The Great Gatsby by F Scott Fitzgerald

The Great Gatsby – Written by F Scott Fitzgerald – Movie Directed by Baz Luhrmann

Most of us know the name, an American classic crafted by Fitzgerald in the 1920’s. A story of greed, corruption, excess and lives unfulfilled. The central figure is Jay Gatsby, a playboy millionaire who hosts wild parties every weekend at his mansion in West Egg.

The question is why, when he is rarely seen by his guests who come to the parties to marvel at his extravagance and speculate as to how he has acquired his fortune.

I finished reading, The Great Gatsby Wednesday night and saw the movie Thursday morning.  Baz Luhrmann’s seamless adaption from the book into the movie created for me a most powerful inner feeling of satisfaction.

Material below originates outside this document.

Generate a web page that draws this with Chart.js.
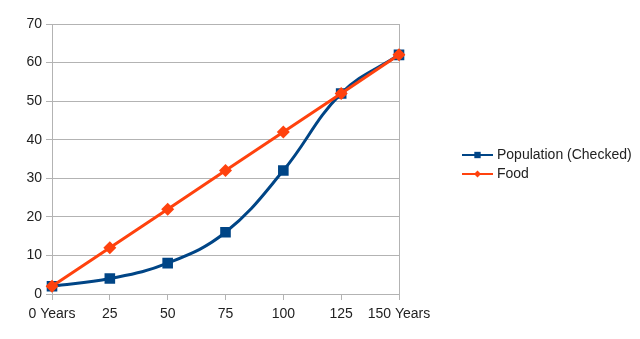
<!DOCTYPE html>
<html>
<head>
<meta charset="utf-8">
<script src="https://cdn.jsdelivr.net/npm/chart.js@4"></script>
<style>
  html, body { margin: 0; padding: 0; background: #fff; }
  #wrap { width: 640px; height: 339px; }
</style>
</head>
<body>
<div id="wrap"><canvas id="myChart" width="640" height="339"></canvas></div>
<script>
const labels = ["0 Years", "25", "50", "75", "100", "125", "150 Years"];
const population = [2, 4, 8, 16, 32, 52, 62];
const food = [2, 12, 22, 32, 42, 52, 62];
const yTicks = [0, 10, 20, 30, 40, 50, 60, 70];

const BLUE = "#004586";
const ORANGE = "#ff420e";
const GRID = "#b3b3b3";
const FONT = "'Liberation Sans', Arial, sans-serif";

// legend with line + marker, like the office chart
const lineLegend = {
  id: "lineLegend",
  afterDraw(chart) {
    const ctx = chart.ctx;
    const items = [
      { text: "Population (Checked)", color: BLUE, style: "rect", r: 4.5 },
      { text: "Food", color: ORANGE, style: "rectRot", r: 3.5 },
    ];
    ctx.save();
    items.forEach((it, i) => {
      const y = 155 + i * 19;
      ctx.strokeStyle = it.color;
      ctx.lineWidth = 2;
      ctx.beginPath();
      ctx.moveTo(462, y);
      ctx.lineTo(493, y);
      ctx.stroke();
      ctx.fillStyle = it.color;
      Chart.helpers.drawPoint(ctx, { pointStyle: it.style, radius: it.r, borderWidth: 0 }, 477.5, y);
      ctx.fillStyle = "#222";
      ctx.font = "14px " + FONT;
      ctx.textBaseline = "middle";
      ctx.textAlign = "left";
      ctx.fillText(it.text, 497, y);
    });
    ctx.restore();
  },
};

new Chart(document.getElementById("myChart"), {
  type: "line",
  plugins: [lineLegend],
  data: {
    labels: labels,
    datasets: [
      {
        label: "Population (Checked)",
        data: population,
        borderColor: BLUE,
        backgroundColor: BLUE,
        borderWidth: 3,
        tension: 0.4,
        pointStyle: "rect",
        pointRadius: 7.5,
        pointBorderWidth: 0,
        order: 1,
      },
      {
        label: "Food",
        data: food,
        borderColor: ORANGE,
        backgroundColor: ORANGE,
        borderWidth: 3,
        tension: 0,
        pointStyle: "rectRot",
        pointRadius: 6.5,
        pointBorderWidth: 0,
        order: 0,
      },
    ],
  },
  options: {
    responsive: false,
    animation: false,
    layout: { padding: { left: 0, top: 24, right: 241, bottom: 0 } },
    plugins: {
      legend: { display: false },
      tooltip: { enabled: false },
    },
    scales: {
      x: {
        offset: false,
        grid: {
          color: (c) => (c.index === labels.length - 1 ? GRID : "rgba(0,0,0,0)"),
          tickColor: GRID,
          tickLength: 6,
          lineWidth: 1,
        },
        border: { color: GRID },
        ticks: {
          color: "#222",
          font: { family: FONT, size: 14 },
          padding: 6,
          maxRotation: 0,
          autoSkip: false,
        },
        afterFit(scale) { scale.height = 45; },
      },
      y: {
        min: yTicks[0],
        max: yTicks[yTicks.length - 1],
        grid: { color: GRID, tickColor: GRID, tickLength: 6 },
        border: { color: GRID },
        afterBuildTicks(scale) { scale.ticks = yTicks.map((v) => ({ value: v })); },
        ticks: {
          color: "#222",
          font: { family: FONT, size: 14 },
          padding: 4,
        },
        afterFit(scale) { scale.width = 52; },
      },
    },
  },
});
</script>
</body>
</html>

So often the correlation between the screenplay and the book is scant at least. But here Mr Luhrmann has faithfully stayed true and his interpretation is a beautiful adaption where the words and actions follow precisely, as if each scene was a page torn from the original manuscript.

The story is narrated by Nick Carraway, a Yale graduate and World War 1 veteran. The setting is New York in 1922. This was a time in America’s history of economic prosperity where the Stock Market crash and the Great Depression were still years away.

The jazz age meant fast cars, new money, wild partying and easy living. Decadence and rebellion were the indulgences of the New York set.

The movie is wild, fast paced and colourful. The set designs and costumes a visual feast taking you away to a world and a time not seen since. The music, dancing and cast is simultaneously spectacular, brilliant and overwhelmingly awe inspiring.

Leonardo DiCaprio is Gatsby. His intensity and vulnerability is as Fitzgerald intended; a man whose life ambition is to win back his beautiful Daisy, at any cost.  But that cost is too high and as the book and the movie show, you don’t always get what you want.

No matter your age, The Great Gatsby is a wonderful read and a masterful movie whose story will never leave you. Take the ride, watch for the green light flashing across the water and as Nick’s final words say both in the book and the movie, ‘So we beat on, boats against the current, borne back ceaselessly into the past.’